[FOUNTAIN] Time to Adopt a No-Abuse RuleKoreans are unusually stingy with compliments to others. Even when our children come back from school with a test mark of 100, we have nothing more to say than "Good job," or "Good boy."
On the other hand, Germans use every possible expression to compliment their children in the same situation. Sometimes it sounds like making much ado about nothing, but the child listening to the compliment would feel very satisfied. Not only Germany, but most of the countries in Europe and America are similar.
Although complimentary words are well developed in Germany, insults and abuse are less so. Abusive and insulting remarks in German are nothing more than references to body wastes or animals. Even those words are not spoken aloud － not because everyone is so polite, but because they are afraid of paying fines.
Some may wonder, "Do Germans pay fines for using abusive language?" They do, and the fines are, in fact, very heavy. Article 185 of the German criminal law states that someone committing a crime of disrespect must pay a fine equivalent to 600 German marks ($275) or be sentenced to up to one year in prison. Anyone guilty of disrespectful action is to be fined up to 1,500 marks or serve up to two years imprisonment. The most common form of criminal disrespect is the use of abusive language, and the punishment in real life is, in fact, more strict than what is written in law. It is on record that someone was fined 8,000 marks for raising a middle finger.
Bystanders on the street sometimes see Germans counting on their fingers while arguing with each other. They are tallying how many times the other party uses insulting language, because the fine goes up as more abuse is spoken.
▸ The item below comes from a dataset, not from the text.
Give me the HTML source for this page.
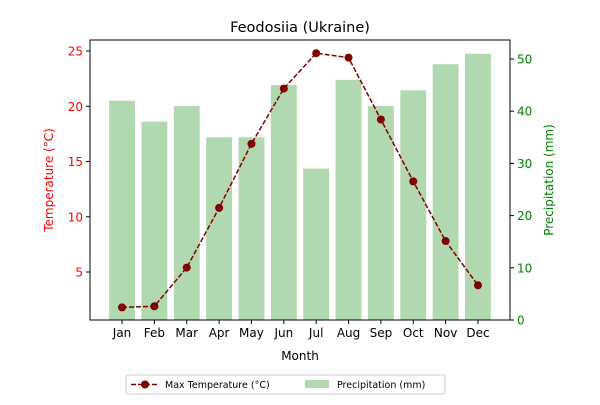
<!DOCTYPE html>
<html><head><meta charset="utf-8"><style>
body{margin:0;background:#fff;font-family:"Liberation Sans","DejaVu Sans",sans-serif}
svg text{font-family:"DejaVu Sans","Liberation Sans",sans-serif}
</style></head><body>
<svg id="chart" width="600" height="400" viewBox="0 0 600 400" xmlns="http://www.w3.org/2000/svg">
<rect width="600" height="400" fill="#fff"/>
<text x="300" y="32" font-size="14.5" text-anchor="middle">Feodosiia (Ukraine)</text>
<g id="bars"></g><g id="line"></g><g id="axes"></g>
<rect x="90" y="40" width="420" height="280" fill="none" stroke="#000" stroke-width="1"/>
<text x="300" y="360" font-size="12" text-anchor="middle">Month</text>
<text transform="translate(53,180) rotate(-90)" font-size="12" fill="red" text-anchor="middle">Temperature (°C)</text>
<text transform="translate(553,180) rotate(-90)" font-size="12" fill="green" text-anchor="middle">Precipitation (mm)</text>
<g>
<rect x="126" y="375" width="319" height="19" rx="2" fill="#fff" stroke="#ccc"/>
<line x1="131" y1="384.5" x2="159" y2="384.5" stroke="#800000" stroke-width="1.5" stroke-dasharray="5,2"/>
<circle cx="145" cy="384.5" r="4" fill="#800000"/>
<text x="165" y="388" font-size="9.5">Max Temperature (°C)</text>
<rect x="305" y="380" width="24" height="8" fill="#b1d8b1"/>
<text x="337" y="388" font-size="9.5">Precipitation (mm)</text>
</g>
</svg>
<script>
const months=["Jan","Feb","Mar","Apr","May","Jun","Jul","Aug","Sep","Oct","Nov","Dec"];
const maxTemp=[1.8,1.9,5.4,10.8,16.6,21.6,24.8,24.4,18.8,13.2,7.8,3.8];
const precip=[42,38,41,35,35,45,29,46,41,44,49,51];
const tempTicks=[5,10,15,20,25];
const precipTicks=[0,10,20,30,40,50];
const NS="http://www.w3.org/2000/svg";
const L=90,R=510,T=40,B=320;
const xs=i=>L+(i+0.99)*(R-L)/12.98;
const yT=v=>51+(25-v)*11.05;
const yP=v=>B-v*5.22;
function mk(tag,attrs,parent){const e=document.createElementNS(NS,tag);for(const k in attrs)e.setAttribute(k,attrs[k]);document.getElementById(parent).appendChild(e);return e;}
const bw=0.8*(R-L)/12.98;
precip.forEach((v,i)=>{const r=mk('rect',{x:xs(i)-bw/2,y:yP(v),width:bw,height:B-yP(v),fill:'#b1d8b1'},'bars');

});
const pl=mk('polyline',{points:maxTemp.map((v,i)=>xs(i)+','+yT(v)).join(' '),fill:'none',stroke:'#800000','stroke-width':1.5,'stroke-dasharray':'5,2'},'line');


maxTemp.forEach((v,i)=>{const c=mk('circle',{cx:xs(i),cy:yT(v),r:4,fill:'#800000'},'line');

});
months.forEach((m,i)=>{mk('line',{x1:xs(i),x2:xs(i),y1:B,y2:B+4,stroke:'#000'},'axes');
const t=mk('text',{x:xs(i),y:B+17,'font-size':12,'text-anchor':'middle'},'axes');t.textContent=m;

});
tempTicks.forEach(v=>{mk('line',{x1:L-4,x2:L,y1:yT(v),y2:yT(v),stroke:'#000'},'axes');
const t=mk('text',{x:L-7,y:yT(v)+4.5,'font-size':12,'text-anchor':'end',fill:'red'},'axes');t.textContent=v;

});
precipTicks.forEach(v=>{mk('line',{x1:R,x2:R+4,y1:yP(v),y2:yP(v),stroke:'#000'},'axes');
const t=mk('text',{x:R+7,y:yP(v)+4.5,'font-size':12,fill:'green'},'axes');t.textContent=v;

});
</script>
</body></html>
Let us think of our situation. Although we are very stingy with praising others, we probably are the world champions for insulting others. All kinds of biological and anatomical terms are flying around. Since words too embarrassing to be recorded are frequently spoken even on the public platform of the National Assembly, we hardly need to mention the condition in everyday life.
Korean politicians reportedly agreed to establish a "no shouting" rule to ban abuse, hooting and jeering at the National Assembly, as if that would make them mature. It seems a good idea.
Yet we wonder if our politicians would actually get over their perennial ill behavior by establishing such a rule. How about taking this opportunity to launch a national campaign against abuse? It may be a good idea to impose fines for using insults and abusive language, as in Germany. Who knows? Speaking and hearing fewer insults would be a small relief in this difficult world.